Hey Slingshotfriends,
I want to share with you my latest Slingshot that i finished today..
I asked Flicks , if i can used his amazing McS template to build me an own version, and he 
Was so kind and give me the ok (and the original template )
Big thanks for that,flicks...
The Slingshot is made out hpl core ,with maple and hazelnutspacers.
The scales are made out of hazelnut to.
Thanks for watching...cheers


----------



## treefork (Feb 1, 2010)

That turned out nice !


----------



## JTslinger (Jan 26, 2015)

Dass ist doch einfach wunderschön!


----------



## flipgun (Nov 14, 2012)

TS are just so neat looking.

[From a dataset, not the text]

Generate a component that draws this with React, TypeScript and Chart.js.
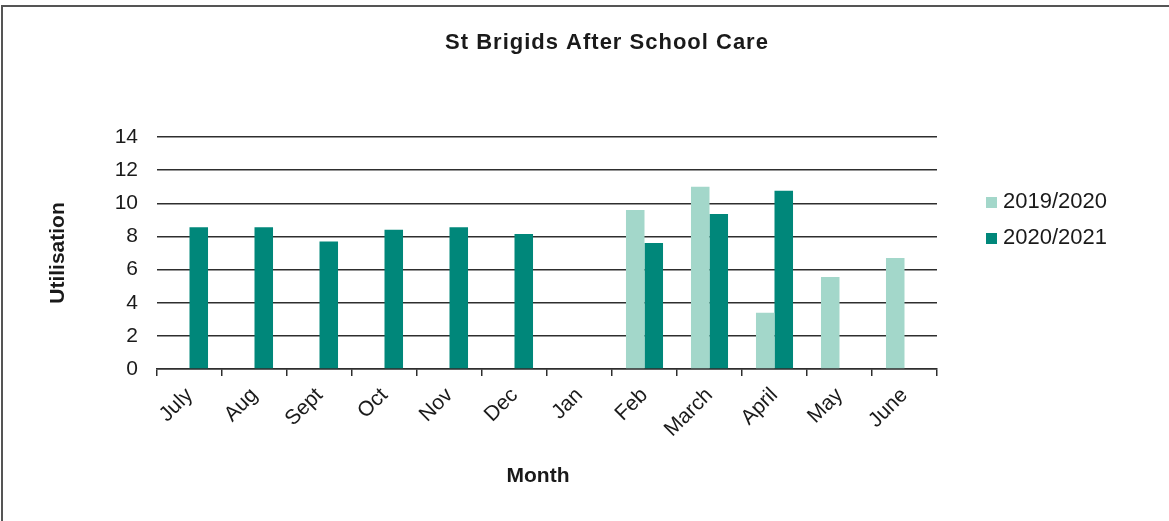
import React, { useEffect, useRef } from 'react';
import { Chart, registerables } from 'chart.js';

Chart.register(...registerables);

const months = ['July', 'Aug', 'Sept', 'Oct', 'Nov', 'Dec', 'Jan', 'Feb', 'March', 'April', 'May', 'June'];
const seriesNames = ['2019/2020', '2020/2021'];
const values2019 = [null, null, null, null, null, null, null, 9.6, 11.0, 3.4, 5.55, 6.7];
const values2020 = [8.55, 8.55, 7.7, 8.4, 8.55, 8.15, null, 7.6, 9.35, 10.75, null, null];
const seriesColors = ['#a3d7ca', '#00877a'];
const yMin = 0;
const yMax = 14;
const yStep = 2;
const chartTitle = 'St Brigids After School Care';
const xTitle = 'Month';
const yTitle = 'Utilisation';

const FONT = '"Liberation Sans", Arial, sans-serif';
const TEXT = '#1a1a1a';
const GRID = '#2e2e2e';

const titlePlugin = {
  id: 'customTitle',
  afterDraw(chart: any) {
    const ctx = chart.ctx;
    ctx.save();
    ctx.font = `bold 22px ${FONT}`;
    (ctx as any).letterSpacing = '1px';
    ctx.fillStyle = TEXT;
    ctx.textAlign = 'center';
    ctx.textBaseline = 'middle';
    ctx.fillText(chartTitle, 607, 43);
    (ctx as any).letterSpacing = '0px';
    ctx.font = `bold 21px ${FONT}`;
    ctx.fillText(xTitle, 538, 476);
    ctx.restore();
  },
};

const legendPlugin = {
  id: 'customLegend',
  afterDraw(chart: any) {
    const ctx = chart.ctx;
    ctx.save();
    ctx.font = `22px ${FONT}`;
    ctx.textAlign = 'left';
    ctx.textBaseline = 'alphabetic';
    chart.data.datasets.forEach((ds: any, i: number) => {
      const baseY = 208 + i * 36;
      ctx.fillStyle = ds.backgroundColor;
      ctx.fillRect(986, baseY - 11, 11, 11);
      ctx.fillStyle = TEXT;
      ctx.fillText(ds.label, 1003, baseY);
    });
    ctx.restore();
  },
};

export default function App() {
  const canvasRef = useRef<HTMLCanvasElement | null>(null);

  useEffect(() => {
    if (!canvasRef.current) return;
    const chart = new Chart(canvasRef.current, {
      type: 'bar',
      data: {
        labels: months,
        datasets: [
          { label: seriesNames[0], data: values2019 as any, backgroundColor: seriesColors[0] },
          { label: seriesNames[1], data: values2020 as any, backgroundColor: seriesColors[1] },
        ],
      },
      options: {
        responsive: false,
        animation: false,
        devicePixelRatio: 1,
        layout: { padding: { left: 0, right: 232, top: 137, bottom: 0 } },
        datasets: {
          bar: { categoryPercentage: 0.57, barPercentage: 1 },
        } as any,
        plugins: {
          legend: { display: false },
          title: { display: false },
          tooltip: { enabled: false },
        },
        scales: {
          x: {
            afterFit: (scale: any) => {
              scale.height = 152;
            },
            grid: {
              display: true,
              drawOnChartArea: false,
              drawTicks: true,
              tickLength: 7,
              color: GRID,
              lineWidth: 1.5,
              offset: true,
            },
            border: { display: true, color: GRID, width: 1.5 },
            ticks: {
              minRotation: 45,
              maxRotation: 45,
              autoSkip: false,
              padding: 7,
              color: TEXT,
              font: { family: FONT, size: 21 },
            },
            title: { display: false, text: xTitle },
          },
          y: {
            min: yMin,
            max: yMax,
            afterFit: (scale: any) => {
              scale.width = 157;
            },
            grid: {
              display: true,
              drawTicks: false,
              color: GRID,
              lineWidth: 1.5,
            },
            border: { display: false },
            ticks: {
              stepSize: yStep,
              padding: 19,
              color: TEXT,
              font: { family: FONT, size: 21 },
            },
            title: {
              display: true,
              text: yTitle,
              color: TEXT,
              font: { family: FONT, size: 21, weight: 'bold' },
              padding: { top: 46, bottom: 0 },
            },
          },
        },
      },
      plugins: [titlePlugin, legendPlugin],
    });
    return () => chart.destroy();
  }, []);

  return (
    <div
      style={{
        position: 'fixed',
        left: 0,
        top: 0,
        width: 1169,
        height: 521,
        overflow: 'hidden',
        background: '#ffffff',
      }}
    >
      <div
        style={{
          position: 'absolute',
          left: 1,
          top: 5,
          width: 1300,
          height: 700,
          border: '2px solid #555555',
          boxSizing: 'border-box',
        }}
      />
      <canvas
        ref={canvasRef}
        width={1169}
        height={521}
        style={{ position: 'absolute', left: 0, top: 0, width: 1169, height: 521 }}
      />
    </div>
  );
}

Nice piece!


----------



## Resigned User (Jul 4, 2015)

Great work on there... And u will have a lot of fun shooting her


----------



## honorary pie (Feb 12, 2015)

That hazelnut looks beautiful.. sweet work.


----------



## Tag (Jun 11, 2014)

Looks amazing


----------



## Tremoside (Jul 17, 2013)

Hi Andy,

Definitely a nice project that is based on a superb design. The choice of woods-colors and layer thicknesses are just amazing.

I bet it shoots good as well.

Thanks for sharing,

Tremo


----------



## DestroyerOfEVIL (May 11, 2015)

A wonderful rendition of a wonderful design. An excellent choice in wood, and the pins really make it stand out!


----------



## derandy (Dec 28, 2014)

Thank you so much for your kind words.
I shoot with her today and i love it.


----------



## grappo73 (Dec 15, 2015)

Very nice!!! Well done!!


----------



## flicks (Feb 16, 2013)

That's some awesome work, Andy! A great choice of materials. Hazelnut is such a nice wood! And you did great shaping on the lanyard hole! A cool detail!

I think it is the first McS I saw with top slots! I'm relally looking forward to see the original next time


----------



## derandy (Dec 28, 2014)

Thanks a lot Grappo.
And many many thanks Flicks. I 'm glad you liked it. And you have a realy good eye for details (lanyardhole )
It shoots very very nice. 
The McS is one of my top 3 shooter...
Beim nächsten treffen, hab ich sie auf jedenfall mit dabei


----------



## derandy (Dec 28, 2014)

Here is a little shooting video...did i say it ? I love this frame.https://youtu.be/Iug4H6LYag8


----------